In this article, our telecoms litigation expert at Morrisons, Graham Halsall (https://www.morrlaw.com/team/graham-halsall/) reviews the current position on telecoms reform and looks ahead to future.
The year was 1984. It was the year that witnessed the birth of the FTSE 100, Prince Harry, Virgin Atlantic and Thomas the Tank Engine. Miners were on strike and Frankie Goes To Hollywood was at number 1.
It was also in this year the Telecommunications Act was enacted and the Electronic Communications Code became law. The Code (as it is known) was contained in Schedule 2 of the Act.
Like many things from the 80s, the Telecommunications Act fell quickly out of date and most of it has been repealed and replaced with a modern day equivalent. However, the Code lives on and, save for a botched facelift in 2003, it remains largely unchanged and continues to govern the legal relationships between landowners and network operators.
Crucially, the Code purports to give operators the right to compulsory acquire rights over public or private land for the purposes of operating a telecoms network. In turn, it gives landowners the right to claim compensation and consideration.
The underpinning principle of the Code is enshrined in the oft quoted mantra, “no person should unreasonably be denied access to an electronic communications network”. It is a principle that is so vague and incapable of logical application that, in over 30 years, there are no reported cases of an operator having exercised its compulsory purchase rights. Instead, rights have been acquired by leases, licences, handshakes (or none of the above).
Such agreements (often unbeknownst to the landowner) had the apparent effect of conferring an additional layer of statutory protection on the operators which made it notoriously difficult (but not impossible) to evict an operator at the end of the agreement. Traditionally, disputes would arise when it came to enforcing the removal of the operator from the land. More recently, with the industry focussing on network consolidation, disputes tend to arise out of the sharing of network infrastructure. All of this makes for a fantastic mess which the Code is ill-equipped to deal with.
Operators despise the Code because it is not appropriate for modern day telecoms needs and landowners despise the Code because……well…..it’s despicable.
The need for change
So when the Law Commission published it proposals for reform, there was, broadly speaking, uniform enthusiasm from both camps. The keys changes were:-
• The existing Code would be scrapped and replaced by a new more balanced and technology neutral Code.
• The security of tenure afforded by the Landlord and Tenant Act 1954 (“the Act”) would cease to apply to a telecoms lease.
• Landowners would be entitled to claim a market price for the use of their land by operators.

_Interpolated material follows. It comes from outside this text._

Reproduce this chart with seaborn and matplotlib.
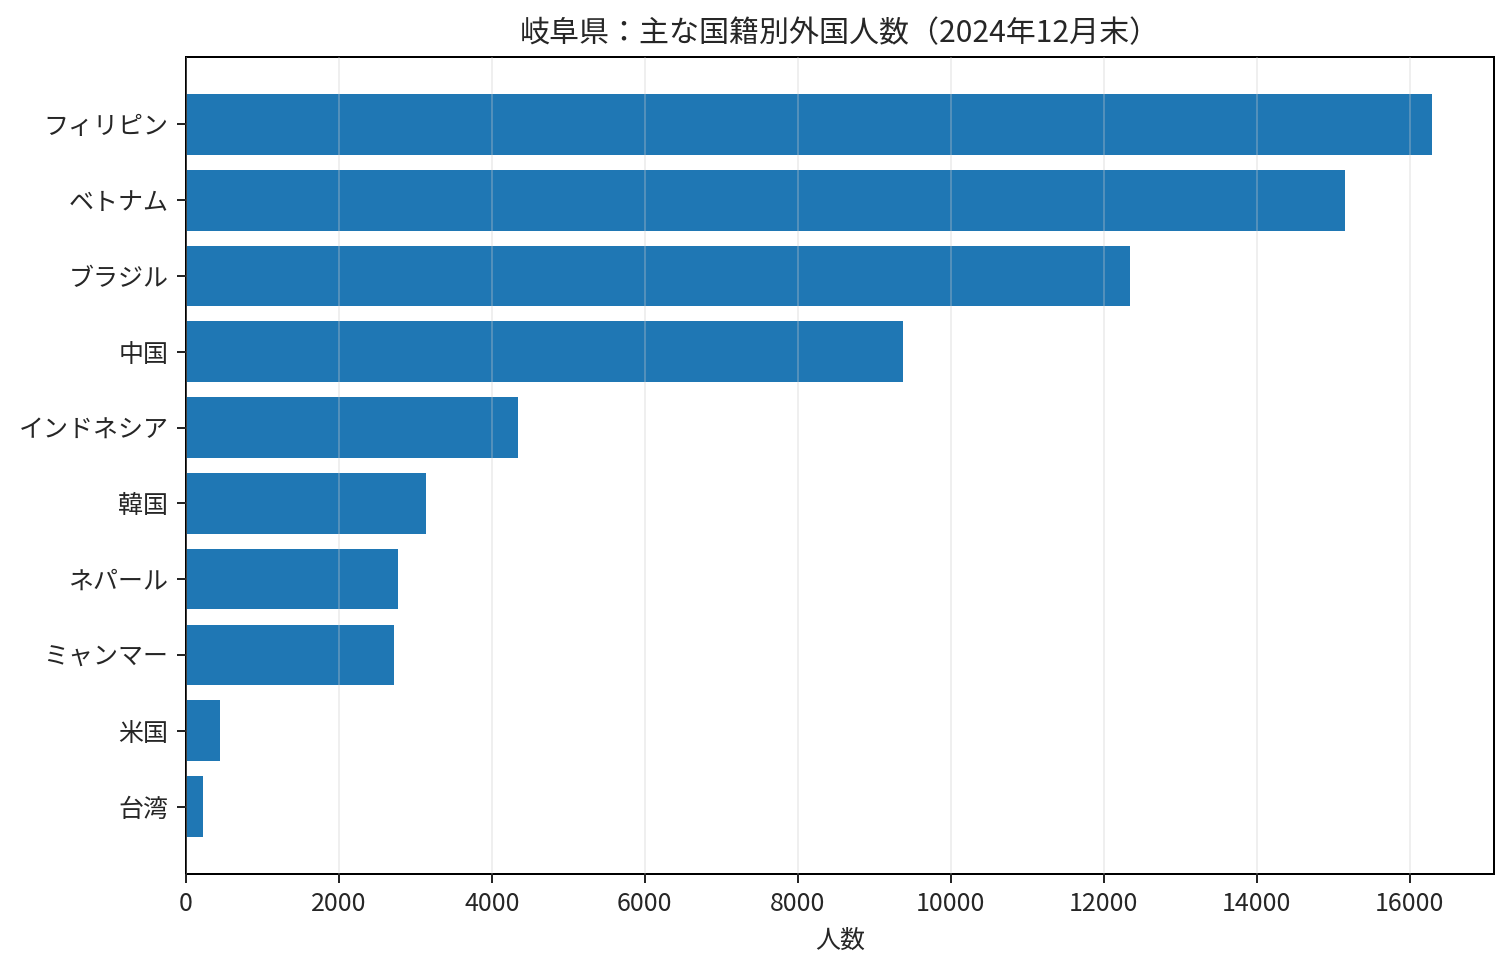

• There would be a new legal test for determining the imposition of Code rights upon a landowner and this would be determined the Lands Chamber of the Upper Tribunal.
• Operators would have automatic, but limited, rights to share and upgrade their equipment.
• There would be clearer provisions about what happens to apparatus after an agreement with a Landowner has expired.
All of this seemed rather encouraging, but nothing has really happened since then.
In January 2015, there was a vague attempt to rush the changes through in an awkwardly placed schedule to the Infrastructure Bill. Those efforts were ultimately abandoned.
The incoming Government has since published a consultation paper on the proposed new Code. The consultation closed on 30 April 2015 and the responses are under review. In July 2015, the Government then announced its intention to introduce legislation in the first session of Parliament to reform the Code.
For the time being, it appears that the Government is committed to Code reform. However, we still do not know when that is likely to take place or what form it will take.
Therefore, 30 years after Frankie told us all to relax, we are still stuck with the Code and the tribal war between operators and landowners rubbles on…..
Graham Halsall is a Partner in Morrisons Property Litigation team and a leading expert in the field of property related telecoms disputes. If you have any questions arising out this topic, please contact:
Direct Line: 01737 854577
E-mail: [email protected]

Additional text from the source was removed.